Extremism is Real, But We Should Still Offer Asylum
Having worked for several years among Muslims from Somalia, Dr Shumack admitted Islamic extremism is a real problem that can’t be ignored—but moderate Muslims shouldn’t be tarred with the same.
“It’s important to understand there’s a range of different Muslim communities from different backgrounds,” he told Hope 103.2 “The people-group I worked with were Somalis who were some of the more conservative Muslim communities—and some of the most damaged, in the sense that they were highly traumatised by a very long war.
“The way you engage people on truth…is not by arguing… but by engaging in a deep, caring relationship.”

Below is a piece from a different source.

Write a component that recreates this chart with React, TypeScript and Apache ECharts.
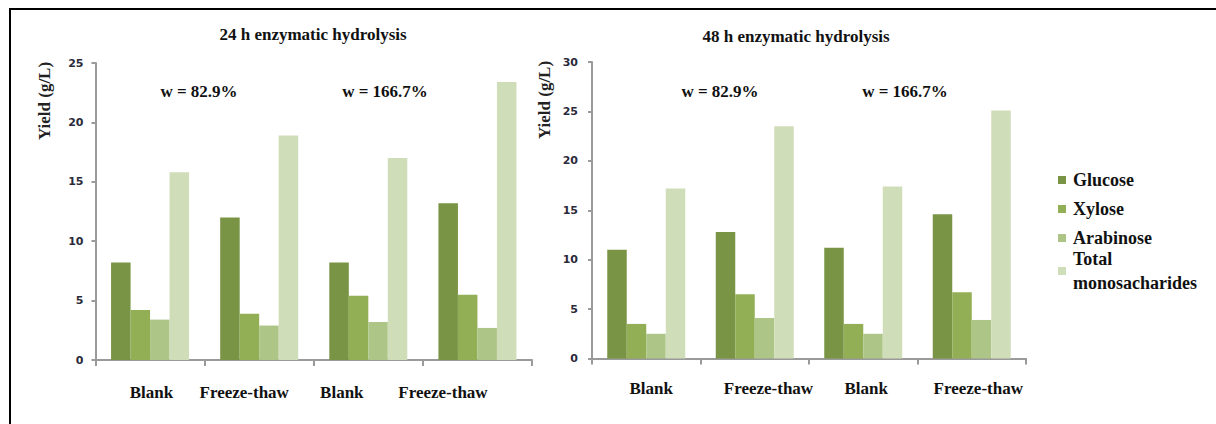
import React, { useEffect, useRef } from "react";
import * as echarts from "echarts";

const categories = ["Blank", "Freeze-thaw", "Blank", "Freeze-thaw"];
const seriesNames = ["Glucose", "Xylose", "Arabinose", "Total monosacharides"];

const glucose24 = [8.2, 12.0, 8.2, 13.2];
const xylose24 = [4.2, 3.9, 5.4, 5.5];
const arabinose24 = [3.4, 2.9, 3.2, 2.7];
const total24 = [15.8, 18.9, 17.0, 23.4];

const glucose48 = [11.0, 12.8, 11.2, 14.6];
const xylose48 = [3.5, 6.5, 3.5, 6.7];
const arabinose48 = [2.5, 4.1, 2.5, 3.9];
const total48 = [17.2, 23.5, 17.4, 25.1];

const titles = ["24 h enzymatic hydrolysis", "48 h enzymatic hydrolysis"];
const annotations = ["w = 82.9%", "w = 166.7%"];
const yName = "Yield (g/L)";

const colors = ["#7a9445", "#93af56", "#aec588", "#d0ddb9"];
const SERIF = "Liberation Serif";
const SANS = "DejaVu Sans";

// horizontal shifts of category labels (px) to mimic the original placement
const shiftsLeft = [1.4, -15, -26.5, -34.5];
const shiftsRight = [5, 13.7, 3, 6.5];

function labelFormatter() {
  return (value: string, index: number) => `{s${index}|${value}}`;
}
function richFor(shifts: number[]) {
  const rich: any = {};
  shifts.forEach((s, i) => {
    rich["s" + i] = {
      fontFamily: SERIF,
      fontWeight: "bold",
      fontSize: 17,
      color: "#111",
      padding: s >= 0 ? [0, 0, 0, 2 * s] : [0, -2 * s, 0, 0],
    };
  });
  return rich;
}

export default function App() {
  const ref = useRef<HTMLDivElement>(null);
  useEffect(() => {
    if (!ref.current) return;
    const chart = echarts.init(ref.current, null, { renderer: "svg" });
    const axisLineStyle = { color: "#9a9a9a", width: 2 };
    const mkX = (gridIndex: number, shifts: number[], margin: number) => ({
      type: "category",
      gridIndex,
      data: categories,
      axisLine: { show: true, lineStyle: axisLineStyle },
      axisTick: { show: true, length: 6, lineStyle: axisLineStyle },
      axisLabel: {
        margin,
        interval: 0,
        formatter: labelFormatter(),
        rich: richFor(shifts),
      },
    });
    const mkY = (gridIndex: number, max: number, margin: number) => ({
      type: "value",
      gridIndex,
      min: 0,
      max,
      interval: 5,
      splitLine: { show: false },
      axisLine: { show: true, lineStyle: axisLineStyle },
      axisTick: { show: true, length: 4, lineStyle: axisLineStyle },
      axisLabel: {
        margin,
        fontFamily: SANS,
        fontWeight: "bold",
        fontSize: 11,
        color: "#2a2a3a",
      },
    });
    const data24 = [glucose24, xylose24, arabinose24, total24];
    const data48 = [glucose48, xylose48, arabinose48, total48];
    const series: any[] = [];
    [data24, data48].forEach((set, gi) => {
      set.forEach((vals, si) => {
        series.push({
          type: "bar",
          name: seriesNames[si],
          xAxisIndex: gi,
          yAxisIndex: gi,
          data: vals,
          barWidth: 19.5,
          barGap: "0%",
          itemStyle: { color: colors[si] },
        });
      });
    });
    const textStyleBase = {
      fontFamily: SERIF,
      fontWeight: "bold",
      fontSize: 17,
      fill: "#111",
      align: "center",
      verticalAlign: "middle",
    };
    const legendText = {
      fontFamily: SERIF,
      fontWeight: "bold",
      fontSize: 18,
      color: "#111",
      lineHeight: 24,
      padding: [0, 0, 0, 2],
    };
    chart.setOption({
      animation: false,
      grid: [
        { left: 95.5, right: 684, top: 63, bottom: 64 },
        { left: 592, right: 190, top: 62, bottom: 65.5 },
      ],
      xAxis: [mkX(0, shiftsLeft, 24), mkX(1, shiftsRight, 21)],
      yAxis: [mkY(0, 25, 12), mkY(1, 30, 14)],
      legend: [
        {
          orient: "vertical",
          left: 1053,
          top: 163,
          itemWidth: 8,
          itemHeight: 8,
          itemGap: 5,
          icon: "rect",
          data: seriesNames.slice(0, 3),
          textStyle: legendText,
          selectedMode: false,
        },
        {
          orient: "vertical",
          left: 1053,
          top: 242,
          itemWidth: 8,
          itemHeight: 8,
          icon: "rect",
          data: seriesNames.slice(3),
          formatter: (n: string) => n.replace(" ", "\n"),
          textStyle: legendText,
          selectedMode: false,
        },
      ],
      series,
      graphic: [
        { type: "line", shape: { x1: 9, y1: 9, x2: 1216, y2: 9 }, style: { stroke: "#000", lineWidth: 2 } },
        { type: "line", shape: { x1: 10, y1: 8, x2: 10, y2: 424 }, style: { stroke: "#000", lineWidth: 2 } },
        { type: "text", x: 313, y: 34, style: { ...textStyleBase, text: titles[0] } },
        { type: "text", x: 796, y: 36, style: { ...textStyleBase, text: titles[1] } },
        { type: "text", x: 199, y: 91, style: { ...textStyleBase, text: annotations[0] } },
        { type: "text", x: 385, y: 91, style: { ...textStyleBase, text: annotations[1] } },
        { type: "text", x: 720, y: 91, style: { ...textStyleBase, text: annotations[0] } },
        { type: "text", x: 905, y: 91, style: { ...textStyleBase, text: annotations[1] } },
        { type: "text", x: 44, y: 101, rotation: Math.PI / 2, style: { ...textStyleBase, text: yName, fill: "#222" } },
        { type: "text", x: 544, y: 100, rotation: Math.PI / 2, style: { ...textStyleBase, text: yName, fill: "#222" } },
      ],
    });
    return () => chart.dispose();
  }, []);
  return (
    <div
      ref={ref}
      style={{ position: "fixed", left: 0, top: 0, width: 1216, height: 424, background: "#fff" }}
    />
  );
}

“The vast majorities of people that we worked with were in desperate and genuine need. They were very thankful to be here and even though their culture was very different and they found it hard to fit in…for the most part they were…working as hard as they could to build a new life in Australia.
“But it’s also true that a small percentage were quite separatist…Islamist…in the sense that they would like Australia to become a Muslim country. There were people I knew who are now in gaol in Australia because they were radicalised.
“We just have to recognise that there is a small percentage of Muslims for whom that is their ideology.”
Kindness and Love are Essential Ingredients
From his experience building friendships with many refugees, he said that de-radicalisation of a Muslim extremist is only possible with the “absolutely crucial” elements of genuine kindness, hospitality and relationship.
“The way you engage people on truth…is not by arguing with them, not by lecturing them, it’s by engaging in a deep, caring relationship,” he said. “That’s when real sharing of ideas happen.
“Especially in the refugee context, the first response has to be compassion. If somebody is broken and suffering and in desperate need, the first response is compassion and love. That gives you a context within which you can speak truth, and sometimes even quite hard truths. Relationship has to be foundational to being able to speak truth, in any context.”